Sudan Closes Khartoum Roads amid Online Calls for Protests

W460

Sudanese security forces closed off major thoroughfares in the heart of the capital before dawn on Wednesday following online calls for renewed protests against a worsening economic crisis.

Police manned roadblocks on the main bridges across the Nile as well as on roads leading to army headquarters, the site of a long-running protest camp during the unrest that led to the ouster of longtime president Omar al-Bashir in April 2019. 

Vehicles carrying armed soldiers deployed across the city, an AFP corespondent reported.

"We apologise to the people of Khartoum State for the impact of closing the city's bridges as a precaution, from midnight Tuesday until Wednesday evening," the state government said. 

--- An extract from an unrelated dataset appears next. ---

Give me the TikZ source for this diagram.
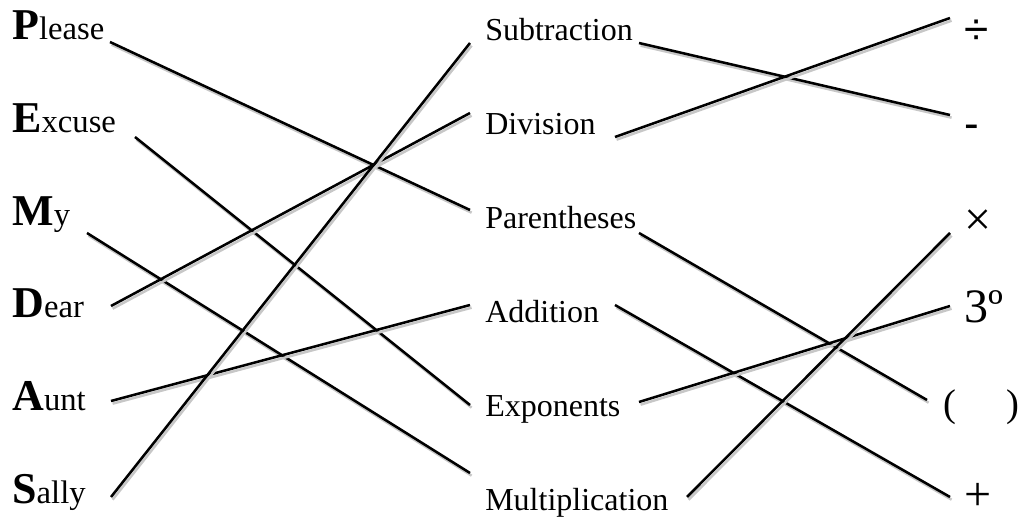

The Sudanese Professionals Association, a trade union alliance that spearheaded the protests against Bashir, has called for fresh demonstrations against economic conditions that have continued to deteriorate since his overthrow. 

"Transitional authorities have completed more than a year (in power), and the crises are frighteningly increasing by the day," the SPA said in a Tuesday statement. 

"Living hardship is no longer bearable, and people spend their days gasping after basic needs of bread and fuel," it added, describing the government's performance as "turbulent and weak."

Sudan has embarked on a rocky three-year transition during which civilian politicians have agreed to share power with the generals who removed Bashir in a palace coup.

A chronic shortage of hard currency has led to long queues for staple foods and fuel, and power cuts lasting up to six hours a day. 

The inflation rate hit 212 percent last month, further sapping the purchasing power of ordinary Sudanese. 

The transitional authorities have been pushing to end the country's isolation and lift decades-long US sanctions that have strangled the economy. 

On Monday, President Donald Trump declared his readiness to remove Sudan from a US blacklist of state sponsors of terrorism, a move Sudanese officials hailed as a vital step towards securing debt relief and spurring economic recovery.